Your objective:
Filter the listing and keep only the lines with the word "this".

Extracted records:
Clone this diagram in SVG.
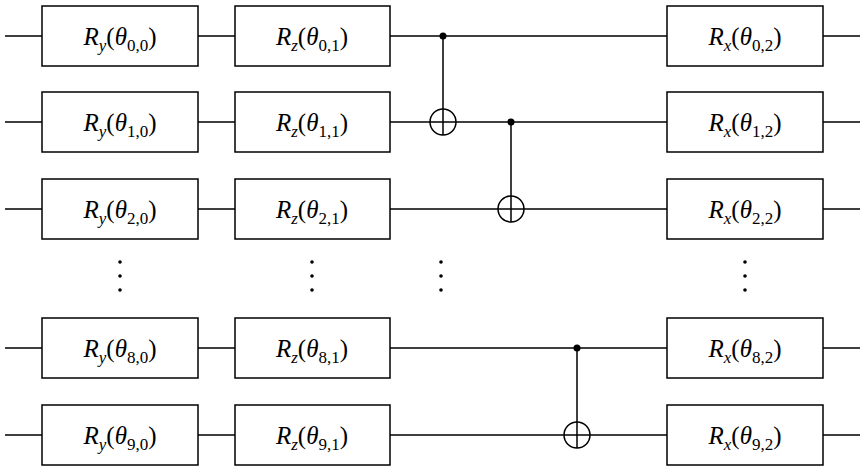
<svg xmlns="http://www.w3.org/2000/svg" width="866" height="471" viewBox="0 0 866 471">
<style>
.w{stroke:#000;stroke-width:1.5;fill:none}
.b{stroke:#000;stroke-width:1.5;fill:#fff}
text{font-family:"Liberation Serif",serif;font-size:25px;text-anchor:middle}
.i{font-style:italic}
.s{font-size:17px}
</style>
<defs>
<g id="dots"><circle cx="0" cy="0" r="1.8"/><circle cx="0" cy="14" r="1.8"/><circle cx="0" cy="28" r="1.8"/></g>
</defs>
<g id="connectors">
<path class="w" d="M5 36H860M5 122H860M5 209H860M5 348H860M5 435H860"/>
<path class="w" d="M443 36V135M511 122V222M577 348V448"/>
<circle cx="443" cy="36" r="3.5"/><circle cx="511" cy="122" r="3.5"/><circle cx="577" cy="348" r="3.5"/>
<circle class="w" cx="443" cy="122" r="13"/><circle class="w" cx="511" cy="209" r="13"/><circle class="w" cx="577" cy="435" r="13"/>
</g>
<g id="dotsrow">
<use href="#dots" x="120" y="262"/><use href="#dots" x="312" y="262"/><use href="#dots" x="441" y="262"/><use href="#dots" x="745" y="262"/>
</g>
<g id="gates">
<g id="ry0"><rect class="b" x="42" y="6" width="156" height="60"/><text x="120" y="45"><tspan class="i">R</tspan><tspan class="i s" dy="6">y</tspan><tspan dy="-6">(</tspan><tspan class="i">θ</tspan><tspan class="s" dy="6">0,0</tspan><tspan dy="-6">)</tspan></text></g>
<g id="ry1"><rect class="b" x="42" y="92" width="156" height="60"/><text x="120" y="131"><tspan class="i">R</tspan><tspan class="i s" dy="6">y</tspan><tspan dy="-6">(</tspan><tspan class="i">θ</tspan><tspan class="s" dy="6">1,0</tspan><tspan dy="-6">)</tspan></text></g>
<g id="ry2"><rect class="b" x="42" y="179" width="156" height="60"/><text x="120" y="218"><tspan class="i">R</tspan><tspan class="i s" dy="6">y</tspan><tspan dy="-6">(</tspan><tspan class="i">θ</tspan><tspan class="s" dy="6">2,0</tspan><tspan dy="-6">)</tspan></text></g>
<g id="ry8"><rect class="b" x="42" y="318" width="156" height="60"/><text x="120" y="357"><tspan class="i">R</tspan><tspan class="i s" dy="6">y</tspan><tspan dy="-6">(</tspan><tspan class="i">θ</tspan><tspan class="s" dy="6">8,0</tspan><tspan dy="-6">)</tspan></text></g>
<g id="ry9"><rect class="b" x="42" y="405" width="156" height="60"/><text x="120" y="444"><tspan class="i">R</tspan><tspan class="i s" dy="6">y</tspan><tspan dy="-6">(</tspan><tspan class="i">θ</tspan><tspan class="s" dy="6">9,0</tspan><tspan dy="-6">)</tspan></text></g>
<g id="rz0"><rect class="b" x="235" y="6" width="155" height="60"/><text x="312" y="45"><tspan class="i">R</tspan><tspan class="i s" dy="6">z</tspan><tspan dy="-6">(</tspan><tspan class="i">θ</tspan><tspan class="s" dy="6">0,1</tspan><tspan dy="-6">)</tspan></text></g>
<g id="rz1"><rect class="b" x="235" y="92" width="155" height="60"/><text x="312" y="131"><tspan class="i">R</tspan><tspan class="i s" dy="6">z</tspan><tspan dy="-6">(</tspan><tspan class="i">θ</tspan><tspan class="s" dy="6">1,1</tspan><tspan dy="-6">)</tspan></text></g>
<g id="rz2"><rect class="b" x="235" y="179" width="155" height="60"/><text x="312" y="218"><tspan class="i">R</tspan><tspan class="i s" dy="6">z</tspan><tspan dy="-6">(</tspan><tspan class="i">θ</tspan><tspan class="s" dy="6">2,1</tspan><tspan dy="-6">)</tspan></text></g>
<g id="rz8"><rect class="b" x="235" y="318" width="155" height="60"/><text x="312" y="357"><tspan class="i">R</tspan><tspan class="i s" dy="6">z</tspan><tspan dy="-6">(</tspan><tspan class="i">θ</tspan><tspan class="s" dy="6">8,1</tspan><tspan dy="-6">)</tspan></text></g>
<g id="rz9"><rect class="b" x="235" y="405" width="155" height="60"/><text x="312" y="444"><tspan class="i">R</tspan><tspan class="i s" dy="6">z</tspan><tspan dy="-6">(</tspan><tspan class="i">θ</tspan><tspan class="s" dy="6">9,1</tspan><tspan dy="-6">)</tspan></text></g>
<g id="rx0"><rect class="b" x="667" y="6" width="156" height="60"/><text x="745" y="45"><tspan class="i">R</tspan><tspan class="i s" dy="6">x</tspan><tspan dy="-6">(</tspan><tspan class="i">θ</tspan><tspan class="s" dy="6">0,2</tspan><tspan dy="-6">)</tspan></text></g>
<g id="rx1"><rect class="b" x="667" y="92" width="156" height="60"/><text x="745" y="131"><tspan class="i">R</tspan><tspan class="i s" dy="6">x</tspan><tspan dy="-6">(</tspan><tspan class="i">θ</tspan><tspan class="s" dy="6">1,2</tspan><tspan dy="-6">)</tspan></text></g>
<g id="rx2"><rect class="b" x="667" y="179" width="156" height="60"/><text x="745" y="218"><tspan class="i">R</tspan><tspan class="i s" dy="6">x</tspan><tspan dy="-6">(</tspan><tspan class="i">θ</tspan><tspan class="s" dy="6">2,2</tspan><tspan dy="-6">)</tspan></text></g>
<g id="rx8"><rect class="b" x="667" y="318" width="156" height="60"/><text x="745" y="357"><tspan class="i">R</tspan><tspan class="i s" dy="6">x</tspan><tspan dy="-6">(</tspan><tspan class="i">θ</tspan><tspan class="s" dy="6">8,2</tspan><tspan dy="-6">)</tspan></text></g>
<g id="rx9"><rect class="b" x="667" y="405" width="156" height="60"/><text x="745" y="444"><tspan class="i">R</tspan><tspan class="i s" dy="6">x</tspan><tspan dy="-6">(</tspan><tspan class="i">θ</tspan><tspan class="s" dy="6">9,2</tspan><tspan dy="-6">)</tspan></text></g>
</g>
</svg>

==

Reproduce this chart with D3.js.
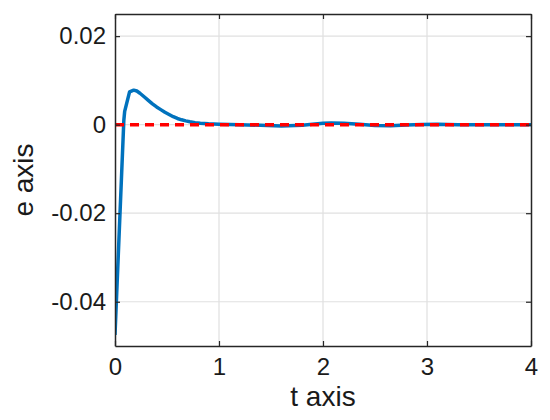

Answer in full:
Clone this diagram in SVG.
Reproduce this chart with D3.js.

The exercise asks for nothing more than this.